Kesenjangan digital juga menjadi isu penting dalam transisi menuju masyarakat tanpa uang tunai. Tidak semua orang memiliki akses ke internet, smartphone, atau literasi digital yang memadai. Di negara-negara berkembang, masih banyak masyarakat yang tinggal di daerah pedesaan tanpa jaringan internet stabil atau bahkan tanpa rekening bank. Jika sistem keuangan sepenuhnya beralih ke digital, kelompok masyarakat ini akan semakin terpinggirkan dan kehilangan akses terhadap ekonomi formal. Maka, tanpa kebijakan yang inklusif, dunia tanpa uang tunai bisa memperlebar jurang antara yang melek teknologi dan yang tertinggal secara digital.
Selain masalah sosial dan teknologi, ada pula kekhawatiran bahwa dunia tanpa uang tunai dapat memberikan kekuasaan besar kepada lembaga keuangan dan pemerintah dalam mengontrol pergerakan uang masyarakat. Ketika seluruh transaksi dapat dipantau, kebebasan individu dalam menggunakan uangnya bisa menjadi terbatas. Misalnya, pemerintah dapat membekukan rekening seseorang atau melacak semua pengeluaran tanpa batas. Dalam konteks ini, hilangnya uang tunai bisa diartikan sebagai hilangnya bentuk kebebasan ekonomi yang paling dasar — kebebasan untuk bertransaksi tanpa pengawasan.
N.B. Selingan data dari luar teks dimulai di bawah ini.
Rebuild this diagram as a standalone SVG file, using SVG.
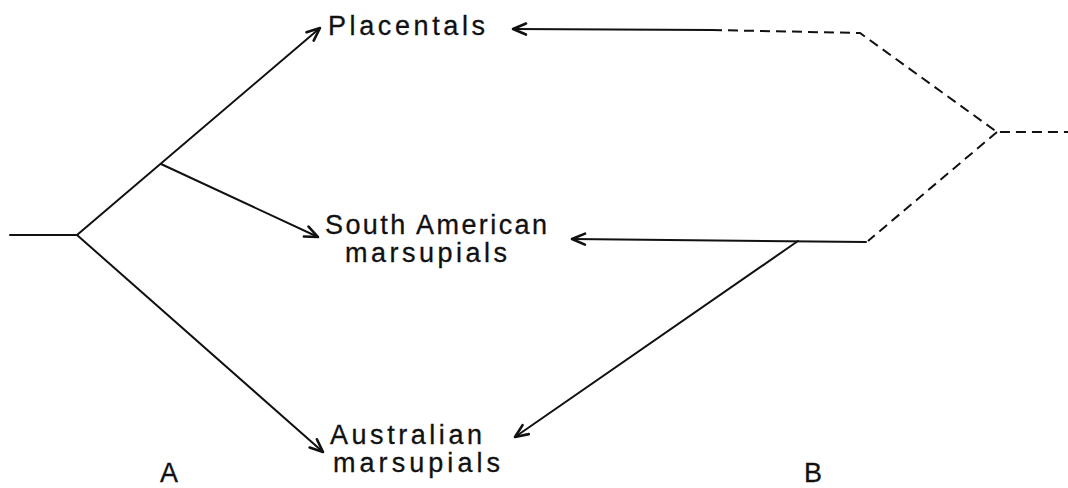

Namun, tidak dapat disangkal bahwa tren menuju masyarakat tanpa uang tunai akan terus berlanjut. Kemajuan teknologi keuangan (fintech), blockchain, dan sistem pembayaran digital global semakin memperkuat arah ini. Untuk menghindari dampak negatifnya, dunia harus menemukan keseimbangan antara efisiensi digital dan perlindungan terhadap hak individu. Regulasi yang jelas dan perlindungan data pribadi harus menjadi prioritas agar masyarakat merasa aman menggunakan layanan keuangan digital. Pemerintah juga perlu memastikan bahwa transisi menuju sistem tanpa uang tunai dilakukan secara bertahap, dengan memperhatikan kesiapan infrastruktur dan tingkat literasi digital masyarakat.
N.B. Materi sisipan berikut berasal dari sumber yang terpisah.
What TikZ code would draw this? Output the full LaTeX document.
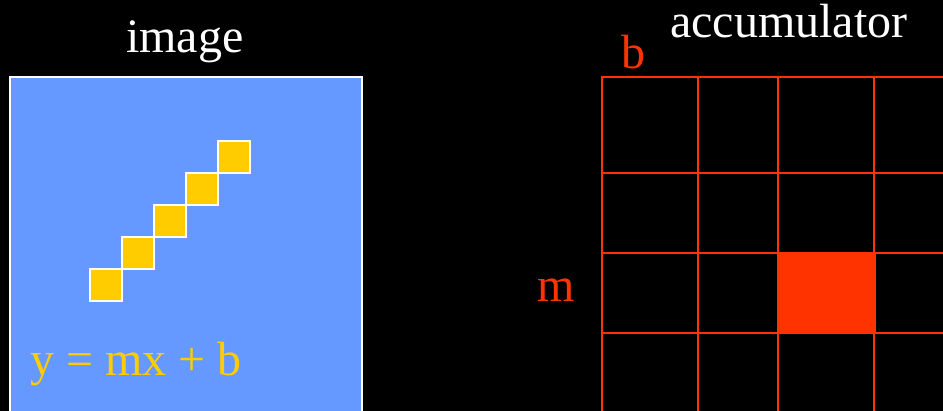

Selain itu, literasi keuangan dan keamanan digital perlu terus ditingkatkan. Masyarakat harus memahami cara melindungi data pribadi, mengenali potensi penipuan digital, serta menggunakan layanan keuangan dengan bijak. Di sisi lain, inovasi teknologi juga harus diarahkan untuk menciptakan sistem yang lebih inklusif, transparan, dan aman, sehingga tidak hanya menguntungkan kelompok tertentu, tetapi juga memberikan manfaat bagi seluruh lapisan masyarakat.
Dunia tanpa uang tunai pada akhirnya bisa menjadi kenyataan yang tak terelakkan, tetapi bagaimana dampaknya terhadap kehidupan manusia bergantung pada cara kita mengelolanya. Jika dikelola dengan baik, sistem ini dapat menciptakan efisiensi, transparansi, dan kemudahan yang luar biasa. Namun, jika diabaikan tanpa pengawasan etis dan kebijakan yang tepat, dunia tanpa uang tunai dapat berubah menjadi ancaman bagi kebebasan dan kesetaraan ekonomi.
Transisi menuju masyarakat tanpa uang tunai seharusnya bukan tentang menghapus uang fisik sepenuhnya, melainkan tentang menciptakan sistem keuangan yang seimbang antara kemajuan teknologi dan hak asasi manusia. Dunia yang sepenuhnya digital memang menawarkan kemudahan, tetapi kemudahan itu tidak boleh dibayar dengan hilangnya privasi, keamanan, dan keadilan sosial. Hanya dengan keseimbangan dan kebijakan yang berpihak pada masyarakat luas, dunia tanpa uang tunai dapat menjadi realitas yang membawa manfaat nyata, bukan ancaman bagi kebebasan manusia di era digital.